Kinder sicheren Umgang mit Feuer üben lassen
Berlin (dpa/tmn) - „Hände weg vom Streichholz“: Mit dieser Mahnung versuchen Eltern, ihre Kinder zu schützen. Damit tun sie ihnen aber nicht unbedingt einen Gefallen. Denn nur wenn die Kleinen den Umgang mit Feuer aktiv üben, können sie verantwortungsvoll damit umgehen.
Buddeln in der Erde, Planschen im Wasser, Luftballons aufblasen: Das alles ist für Kinder kein Problem. Doch das vierte Element, Feuer, macht es ihnen und ihren Erziehern schwer. Während die Kleinen von der gelb-orange züngelnden Flamme meist fasziniert sind, graut es vielen Eltern und Pädagogen davor, ein Streichholz in Kinderhände zu geben. Doch es gibt auch Kindergärten, die ihr Personal für die Arbeit mit Feuer fortbilden und die Kleinen mit professioneller Hilfe zündeln lassen.
In der Kindertagesstätte „Die Arche“ im Berliner Stadtteil Kreuzberg beginnt die Feuerwoche mit einer großen Fragerunde. „Wer hat denn schon einmal ein Feuer gesehen?“, fragt Kain Karawahn. Der Feuerkünstler hat in zehn Jahren gut 1500 Pädagogen fortgebildet und bietet selbst Feuerprojekte an, mit Rückendeckung von Feuerwehr und Unfallkasse. „Im Fernsehen“, beantwortet ein Kind die Frage in der Kita-Runde, „da ist ein Auto explodiert.“
Solche Geschichten bekommt Kain Karawahn fast immer bei der Einstiegsrunde zu hören. „Oft kennen Kinder Feuer nur als destruktives Element, aus dem Fernsehen oder auch aus Bilderbüchern“, sagt er.

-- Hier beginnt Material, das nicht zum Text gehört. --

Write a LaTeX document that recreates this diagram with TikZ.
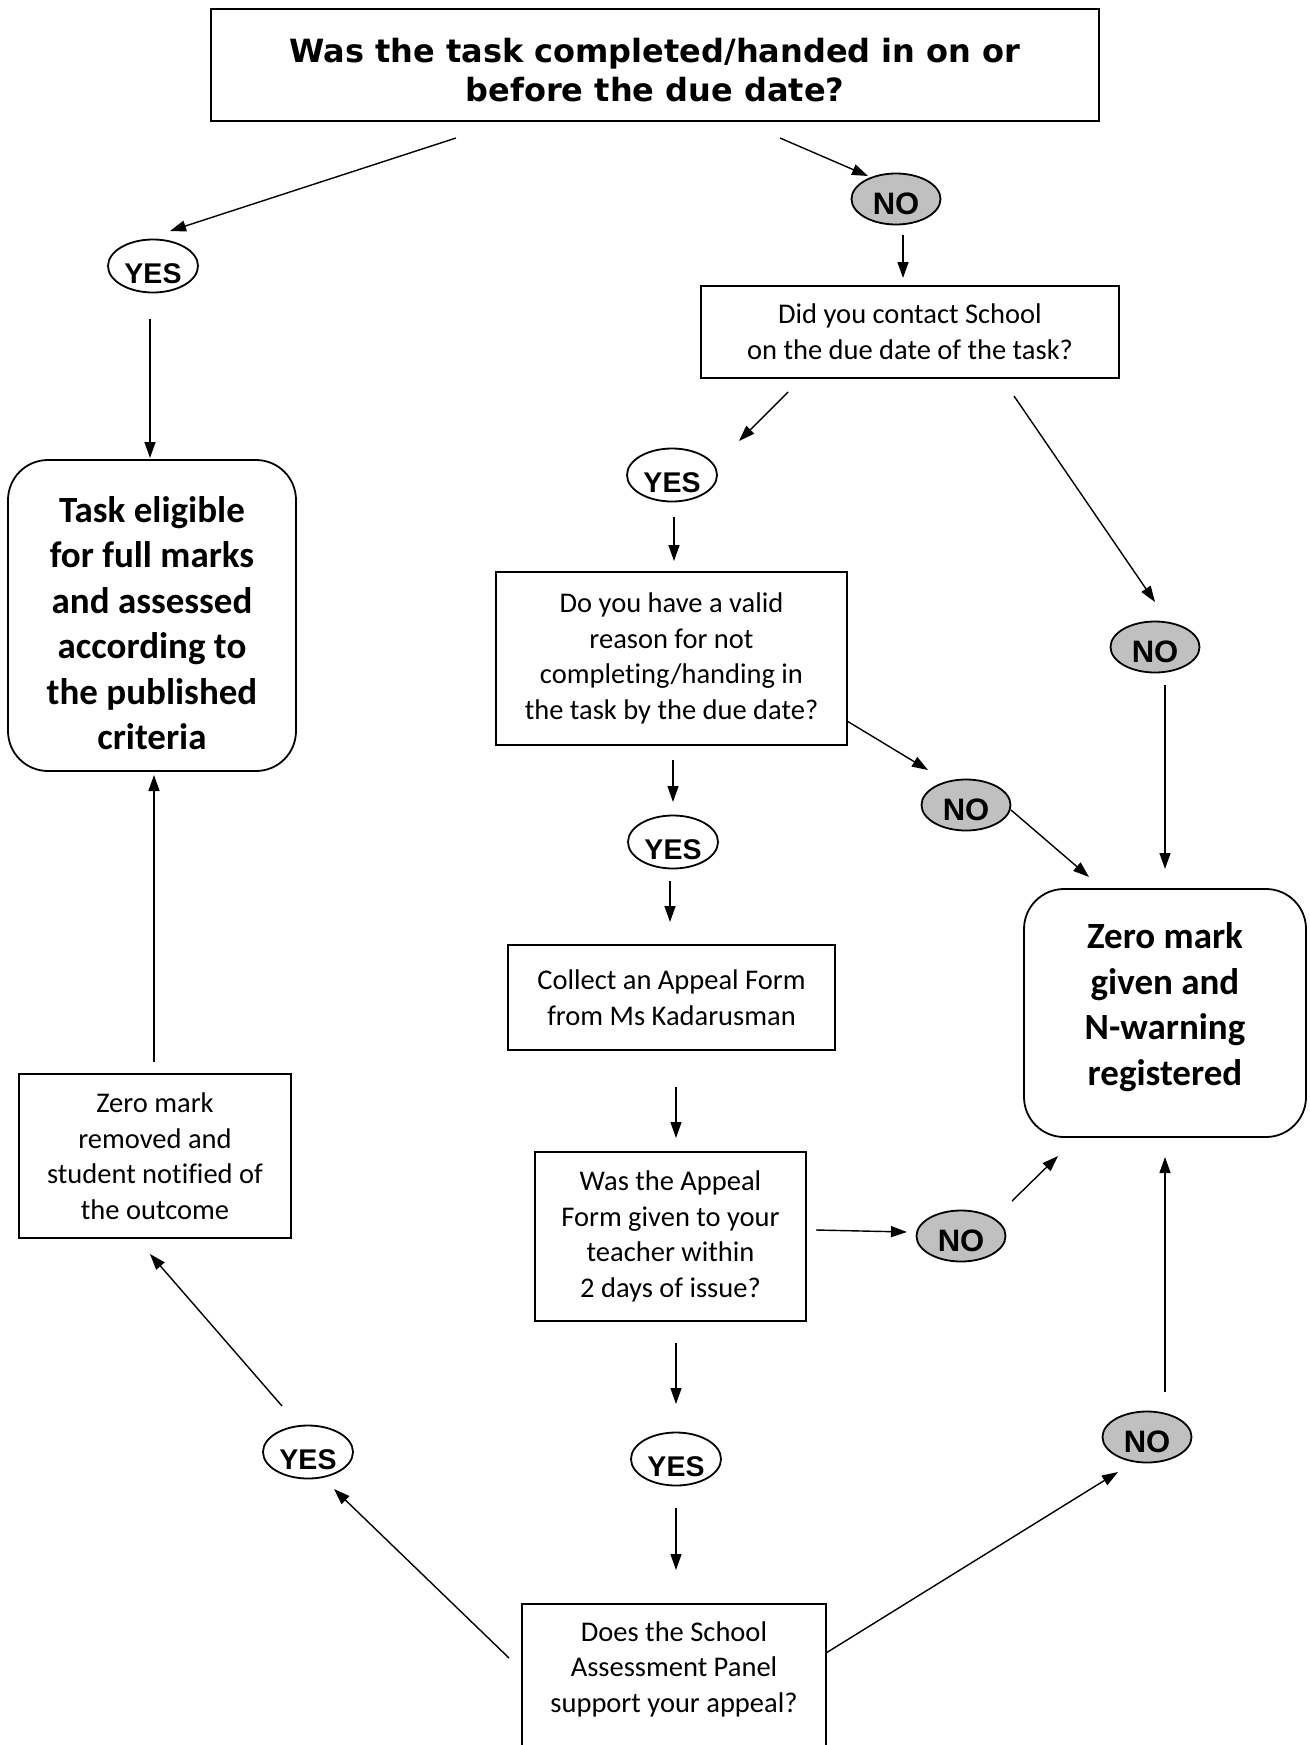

„Die Devise „Hände weg vom Feuer!“ entspringt einem Erziehungsmaßstab aus dem 19. Jahrhundert“, sagt Frieder Kircher. Er ist leitender Brandschutzdirektor bei der Berliner Feuerwehr und Experte für Brandschutzerziehung und Brandschutzaufklärung beim deutschen Feuerwehrverband (DFV). Er führt viele Brandunfälle auf die Unkenntnis von Erwachsenen zurück, denen als Kindern der Umgang mit Feuer strikt verboten wurde. „Eine vernünftige, sachgerechte Brandschutzerziehung schützt vor Gefahren durch Feuer.“
In der Kita „Die Arche“ folgt nach der Theorie die Praxis: Die Kinder zünden zunächst Streichhölzer an und damit dann Kerzen. Am dritten Tag geht es raus, und das Feuer wird größer. Ein Merksatz für die Kinder lautet: „Ein Feuer braucht einen Freund und ein Zuhause!“ Die Freunde, also die Aufpasser des Feuers, sind die Kinder. Das Zuhause ist ein Platz, an dem es keinen Schaden anrichten kann und der hinterher genauso aussieht wie vorher. Nur wenn man weder oben, noch in Kniehöhe an etwas Brennbares stößt, ist der Platz geeignet, lernen die Kinder.
Sie wissen außerdem: Haare und Hemdsärmel vom Feuer fernhalten, den Wind bedenken und immer Wasser dabei haben. Etwas Ernstes sei bei seinen Projekten noch nicht passiert, sagt Karawahn: „Höchstens mal eine Brandblase.“
„Feuer ist für Kinder irrsinnig faszinierend“, sagt Manon Mäder, eine der Erzieherinnen in der Kita. Gemeinsam mit ihren Kolleginnen hat sie eine Fortbildung zur Feuererziehung gemacht und ist daher ganz entspannt und sicher, dass ihren Schützlingen nichts passiert.
„Wenn Dir ein Feuer Angst macht, renn weg und sag einem Erwachsenen Bescheid!“ Dieser Satz muss immer gelten, meint Karawahn. „Und das Kind bekommt eine Belohnung, weil es das Feuer gemeldet hat“, empfiehlt er obendrein. Nur den Erwachsenen erklärt er, was am Verbot von Feuer so schlimm ist: „Verbotenes reizt“, sagt er. Irgendwo, ob im eigenen Haus, bei Freunden oder Nachbarn, könnten Kinder immer Streichhölzer finden, meint er. Gezündelt wird dann im Geheimen, etwa im Kinderzimmer - oft mit fatalen Folgen.
„Verbote sind sinnlos“, unterstreicht auch der Berliner Feuerwehrmann Frieder Kircher. Er empfiehlt Eltern, zusammen mit den Kindern Feuer zu machen.